Heather Watson: Happiness on and off court has transformed me
Happiness on and off the court has transformed Heather Watson from feeling like “a failure” to a title winner and top-50 player again.
The 27-year-old won her fourth WTA title and first for four years at the Mexican Open in Acapulco last Saturday, beating Canadian teenager Leylah Fernandez in an exciting final.
Watson told the PA news agency: “Moments like this are the reason I put so much into my tennis day in, day out. To hold a trophy and have another title next to my name, for me that’s the best feeling.”
Watson leapt 20 places in the rankings to 49, her highest mark since the summer of 2015, when she came agonisingly close to beating Serena Williams at Wimbledon and seemed destined for many big days ahead.

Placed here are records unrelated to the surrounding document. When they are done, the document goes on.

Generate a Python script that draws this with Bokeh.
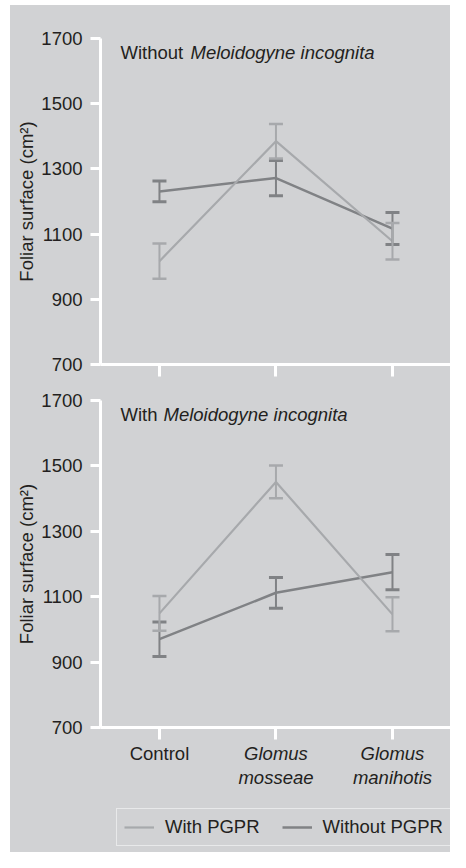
from bokeh.plotting import figure
from bokeh.models import (Range1d, FixedTicker, Whisker, TeeHead, ColumnDataSource,
                          Label, Legend, LegendItem)
from bokeh.core.properties import value
from bokeh.layouts import column
from bokeh.embed import file_html
from bokeh.resources import INLINE

# ---------------- data ----------------
categories = ["Control", "Glomus mosseae", "Glomus manihotis"]
y_ticks = [700, 900, 1100, 1300, 1500, 1700]

# Without Meloidogyne incognita
top_with_pgpr = [1017, 1385, 1078]
top_with_pgpr_se = [54, 53, 56]
top_without_pgpr = [1231, 1272, 1117]
top_without_pgpr_se = [32, 54, 49]

# With Meloidogyne incognita
bot_with_pgpr = [1049, 1451, 1046]
bot_with_pgpr_se = [53, 50, 52]
bot_without_pgpr = [970, 1112, 1175]
bot_without_pgpr_se = [53, 47, 54]

series_names = ["With PGPR", "Without PGPR"]
panel_prefixes = ["Without ", "With "]
species = "Meloidogyne incognita"
y_label = "Foliar surface (cm²)"

# ---------------- style ----------------
BG = "#d1d2d4"
LIGHT = "#a7a9ac"
DARK = "#808285"
TEXT = "#231f20"
FONT = "Liberation Sans"
FS = "18.5px"
W = 440
LEFT = 90
X_RANGE = (-0.506, 2.498)

xs = list(range(len(categories)))


def style_fig(p):
    p.background_fill_color = None
    p.border_fill_color = None
    p.outline_line_color = None
    p.grid.visible = False


def make_panel(height, border_top, border_bottom, prefix, prefix_w, with_vals, with_se,
               without_vals, without_se):
    p = figure(width=W, height=height,
               x_range=Range1d(*X_RANGE), y_range=Range1d(y_ticks[0], y_ticks[-1]),
               output_backend="svg", toolbar_location=None,
               min_border_left=LEFT, min_border_right=0,
               min_border_top=border_top, min_border_bottom=border_bottom)
    style_fig(p)

    ya = p.yaxis[0]
    ya.ticker = FixedTicker(ticks=y_ticks)
    ya.axis_line_color = "white"
    ya.axis_line_width = 3
    ya.major_tick_line_color = "white"
    ya.major_tick_line_width = 3
    ya.major_tick_out = 10
    ya.major_tick_in = 0
    ya.minor_tick_line_color = None
    ya.major_label_text_font = FONT
    ya.major_label_text_font_size = FS
    ya.major_label_text_color = TEXT
    ya.major_label_standoff = 8
    ya.axis_label = y_label
    ya.axis_label_text_font = FONT
    ya.axis_label_text_font_size = FS
    ya.axis_label_text_font_style = "normal"
    ya.axis_label_text_color = TEXT
    ya.axis_label_standoff = 1

    xa = p.xaxis[0]
    xa.ticker = FixedTicker(ticks=xs)
    xa.major_label_overrides = {i: "" for i in xs}
    xa.axis_line_color = "white"
    xa.axis_line_width = 3
    xa.major_tick_line_color = "white"
    xa.major_tick_line_width = 3
    xa.major_tick_out = 12
    xa.major_tick_in = 0
    xa.minor_tick_line_color = None
    xa.major_label_standoff = 0

    src_w = ColumnDataSource(dict(x=xs, y=with_vals,
                                  lo=[v - e for v, e in zip(with_vals, with_se)],
                                  hi=[v + e for v, e in zip(with_vals, with_se)]))
    src_wo = ColumnDataSource(dict(x=xs, y=without_vals,
                                   lo=[v - e for v, e in zip(without_vals, without_se)],
                                   hi=[v + e for v, e in zip(without_vals, without_se)]))

    for src, col, cw in ((src_wo, DARK, 3), (src_w, LIGHT, 2.5)):
        p.add_layout(Whisker(source=src, base="x", lower="lo", upper="hi",
                             line_color=col, line_width=2,
                             upper_head=TeeHead(size=14, line_color=col, line_width=cw),
                             lower_head=TeeHead(size=14, line_color=col, line_width=cw),
                             level="glyph"))
    p.line("x", "y", source=src_wo, line_color=DARK, line_width=2.5)
    p.line("x", "y", source=src_w, line_color=LIGHT, line_width=2.2)

    p.add_layout(Label(x=p.x_range.start, y=y_ticks[-1], x_offset=20, y_offset=-14,
                       text=prefix, text_font=FONT, text_font_size=FS,
                       text_color=TEXT, text_baseline="alphabetic"))
    p.add_layout(Label(x=p.x_range.start, y=y_ticks[-1], x_offset=20 + prefix_w, y_offset=-14,
                       text=species, text_font=FONT, text_font_size=FS,
                       text_font_style="italic",
                       text_color=TEXT, text_baseline="alphabetic"))
    return p, src_w, src_wo


p1, _, _ = make_panel(375, 33, 16, panel_prefixes[0], 70,
                      top_with_pgpr, top_with_pgpr_se, top_without_pgpr, top_without_pgpr_se)
p2, src_w2, src_wo2 = make_panel(360, 20, 13, panel_prefixes[1], 43,
                                 bot_with_pgpr, bot_with_pgpr_se, bot_without_pgpr,
                                 bot_without_pgpr_se)

# strip under the bottom panel: category names and legend
p3 = figure(width=W, height=112, x_range=p2.x_range, y_range=Range1d(0, 1),
            output_backend="svg", toolbar_location=None,
            x_axis_location=None, y_axis_location=None,
            min_border_left=LEFT, min_border_right=0, min_border_top=0, min_border_bottom=0)
style_fig(p3)

cat_src = ColumnDataSource(dict(
    x=xs,
    y=[p3.y_range.end] * len(categories),
    label=[c.replace(" ", "\n") for c in categories],
    style=["italic" if c.startswith("Glomus") else "normal" for c in categories],
))
p3.text("x", "y", text="label", source=cat_src, text_font=value(FONT),
        text_font_size=value(FS), text_font_style="style", text_color=TEXT,
        text_align="center", text_baseline="top", y_offset=2, text_line_height=1.15)

# legend keys: same series, same styles (their values lie outside this strip's range)
key_w = p3.line("x", "y", source=src_w2, line_color=LIGHT, line_width=2.2)
key_wo = p3.line("x", "y", source=src_wo2, line_color=DARK, line_width=2.5)
legend = Legend(items=[LegendItem(label=series_names[0], renderers=[key_w]),
                       LegendItem(label=series_names[1], renderers=[key_wo])],
                orientation="horizontal", location=(16, 6),
                border_line_color="white", border_line_width=1.5,
                background_fill_alpha=0,
                label_text_font=FONT, label_text_font_size=FS, label_text_color=TEXT,
                glyph_width=30, glyph_height=12, label_height=12,
                label_standoff=11, spacing=22, padding=7, margin=0)
p3.add_layout(legend)

layout = column(p1, p2, p3, spacing=0, margin=(5, 0, 0, 10),
                styles={"background-color": BG})
open("out.html", "w").write(file_html(layout, INLINE))
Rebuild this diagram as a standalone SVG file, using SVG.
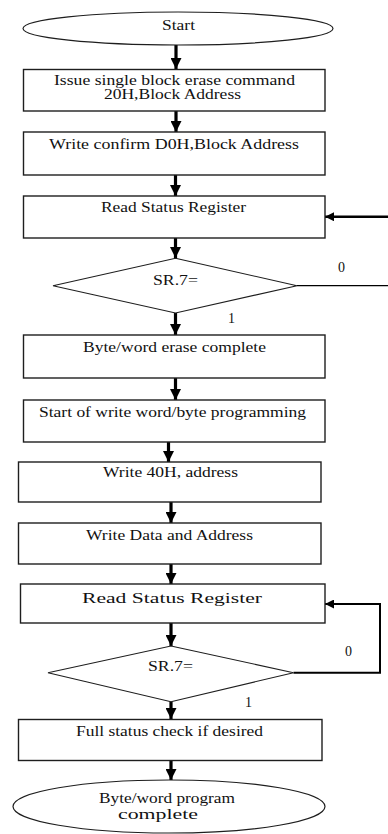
<svg xmlns="http://www.w3.org/2000/svg" width="388" height="834" viewBox="0 0 388 834">
  <style>
    .box { fill: #ffffff; stroke: #1e1e1e; stroke-width: 1.4; }
    .dia { fill: #ffffff; stroke: #1e1e1e; stroke-width: 1.1; }
    .term { fill: #ffffff; stroke: #1e1e1e; stroke-width: 1.2; }
    .lbl { font-family: "Liberation Serif", "Times New Roman", serif; font-size: 14px; fill: #111111; text-anchor: start; }
    .flow { fill: none; stroke: #000000; stroke-width: 3.2; marker-end: url(#head); }
    .back { fill: none; stroke: #000000; stroke-width: 2; }
  </style>
  <defs>
    <marker id="head" markerUnits="userSpaceOnUse" viewBox="0 0 10 10" refX="10" refY="5" markerWidth="11" markerHeight="11" orient="auto">
      <path d="M0,0 L10,5 L0,10 Z" fill="#000000"/>
    </marker>
    <marker id="headS" markerUnits="userSpaceOnUse" viewBox="0 0 10 10" refX="10" refY="5" markerWidth="9" markerHeight="9" orient="auto">
      <path d="M0,0 L10,5 L0,10 Z" fill="#000000"/>
    </marker>
  </defs>

  <rect width="388" height="834" fill="#ffffff"/>

  <!-- connectors -->
  <g id="connectors">
    <line class="flow" x1="176" y1="45" x2="176" y2="69"/>
    <line class="flow" x1="176" y1="111" x2="176" y2="132"/>
    <line class="flow" x1="175.5" y1="175" x2="175.5" y2="196"/>
    <line class="flow" x1="175.5" y1="238" x2="175.5" y2="258"/>
    <line class="flow" x1="175.5" y1="313" x2="175.5" y2="335"/>
    <line class="flow" x1="175.5" y1="378" x2="175.5" y2="400"/>
    <line class="flow" x1="168.5" y1="442" x2="168.5" y2="462"/>
    <line class="flow" x1="171" y1="502" x2="171" y2="523"/>
    <line class="flow" x1="171" y1="564" x2="171" y2="584"/>
    <line class="flow" x1="171" y1="623" x2="171" y2="646"/>
    <line class="flow" x1="171" y1="702" x2="171" y2="719"/>
    <line class="flow" x1="171" y1="761" x2="171" y2="780"/>
    <!-- first status loop: open-ended return into Read Status Register -->
    <line class="back" x1="297" y1="285.7" x2="388" y2="285.7" style="stroke-width:1.3"/>
    <line class="back" x1="388" y1="216.7" x2="325" y2="216.7" style="stroke-width:2.4" marker-end="url(#headS)"/>
    <!-- second status loop -->
    <path class="back" d="M293.5,672.7 H380 V604 H325" marker-end="url(#headS)"/>
    <text class="lbl" x="338" y="271.5" font-size="12">0</text>
    <text class="lbl" x="228" y="323">1</text>
    <text class="lbl" x="345" y="656" font-size="12">0</text>
    <text class="lbl" x="245" y="707">1</text>
  </g>

  <g id="start">
    <ellipse class="term" cx="178" cy="28.5" rx="155" ry="16.5"/>
    <text class="lbl" x="162" y="30" textLength="33" lengthAdjust="spacingAndGlyphs">Start</text>
  </g>

  <g id="erase-cmd">
    <rect class="box" x="23.5" y="69.5" width="301.5" height="41.5"/>
    <text class="lbl" x="54" y="85" textLength="241" lengthAdjust="spacingAndGlyphs">Issue single block erase command</text>
    <text class="lbl" x="104" y="99" textLength="137" lengthAdjust="spacingAndGlyphs">20H,Block Address</text>
  </g>

  <g id="confirm">
    <rect class="box" x="23.5" y="132" width="301.5" height="43"/>
    <text class="lbl" x="49" y="149" textLength="250" lengthAdjust="spacingAndGlyphs">Write confirm D0H,Block  Address</text>
  </g>

  <g id="read-status-1">
    <rect class="box" x="23.5" y="196" width="301.5" height="42"/>
    <text class="lbl" x="101" y="212" textLength="145" lengthAdjust="spacingAndGlyphs">Read Status Register</text>
  </g>

  <g id="check-1">
    <polygon class="dia" points="175.5,258.3 297,285.7 175.5,313 53,285.7"/>
    <text class="lbl" x="153" y="285" textLength="45" lengthAdjust="spacingAndGlyphs">SR.7=</text>
  </g>

  <g id="erase-done">
    <rect class="box" x="23.5" y="335" width="301.5" height="43"/>
    <text class="lbl" x="83" y="352" textLength="183" lengthAdjust="spacingAndGlyphs">Byte/word erase complete</text>
  </g>

  <g id="program-start">
    <rect class="box" x="23.5" y="400" width="301.5" height="42"/>
    <text class="lbl" x="39" y="416.7" textLength="267" lengthAdjust="spacingAndGlyphs">Start of write word/byte programming</text>
  </g>

  <g id="write-40h">
    <rect class="box" x="18.5" y="462" width="302.5" height="40"/>
    <text class="lbl" x="103" y="476.7" textLength="135" lengthAdjust="spacingAndGlyphs">Write 40H, address</text>
  </g>

  <g id="write-data">
    <rect class="box" x="18.5" y="523" width="302.5" height="41"/>
    <text class="lbl" x="86" y="540" textLength="167" lengthAdjust="spacingAndGlyphs">Write Data and Address</text>
  </g>

  <g id="read-status-2">
    <rect class="box" x="20.5" y="584" width="304.5" height="39"/>
    <text class="lbl" x="82" y="602.7" font-size="15" textLength="180" lengthAdjust="spacingAndGlyphs">Read Status Register</text>
  </g>

  <g id="check-2">
    <polygon class="dia" points="171,646 293.5,672.7 171,701.7 48,672.7"/>
    <text class="lbl" x="148" y="670.7" textLength="45" lengthAdjust="spacingAndGlyphs">SR.7=</text>
  </g>

  <g id="full-check">
    <rect class="box" x="18.5" y="719.5" width="303.5" height="41"/>
    <text class="lbl" x="76" y="735.7" textLength="187" lengthAdjust="spacingAndGlyphs">Full status check if desired</text>
  </g>

  <g id="done">
    <ellipse class="term" cx="169" cy="806.5" rx="156" ry="26.5"/>
    <text class="lbl" x="99" y="802.5" textLength="136" lengthAdjust="spacingAndGlyphs">Byte/word program</text>
    <text class="lbl" x="118" y="818.5" textLength="80" lengthAdjust="spacingAndGlyphs">complete</text>
  </g>
</svg>
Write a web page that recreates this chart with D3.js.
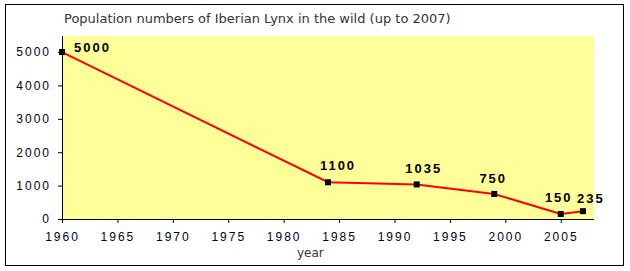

But, a third title in Monterrey in March 2016 aside, the highs have been few and far between, especially over the last three years, with Watson spending several lengthy periods outside the top 100.
“I’d call it a roller coaster,” said Watson, who cites her relationship with Yeovil footballer Courtney Duffus as a key factor behind her improved form.
“I’ve had a lot of ups and downs in the last four years. The last six to eight months have been amazing for me, I’ve really started doing well again, been happy, loving life. But before that it was a tough time. I’m glad I’m out of that.”
This time last year Watson was in the middle of an eight-match losing run that lasted four months.
“I’m a really happy, bubbly person and it takes a lot for anything to get me down,” she said. “It wasn’t just one thing, it was just constantly being in a bad place.”
Watson, like many tennis players, admits she struggled not to connect her feelings of self-worth to her results, and unhappiness in her personal life compounded things.
“Tennis, it’s your whole life, you think about it every single day, you’re playing it pretty much every single day, or if you’re not playing it you’re doing stuff for it,” she said.
“You are what you do so, when you’re not doing well in tennis, you feel like a failure because that’s all you’re doing every day.
“At one point I was wondering if I was even going to win a match. I had zero belief. But that was because I didn’t have much confidence in myself off court either.
“Now I’m very confident in myself as a person, very happy, getting that balance right between working hard, making those sacrifices but also enjoying my life.”
Watson’s celebrations after lifting the trophy in Acapulco involved beach and pool time with mum Michelle before she moved on to Monterrey, where she was due to play her opening match on Tuesday afternoon.
Having more than halved her ranking already in the first two months of the year, Watson is keen to stress she expects more of herself, with bettering the career-high ranking of 38 she set in January 2015 top of the list.
“That’s why I’m still playing,” she said. “I wouldn’t keep playing just to be average. I want to get the most out of myself and my career.
“This won’t be forever, it won’t be for much, much longer, so I want to make the most of it, bring more titles and definitely get a new career high. I feel like 38 is not good enough for me.”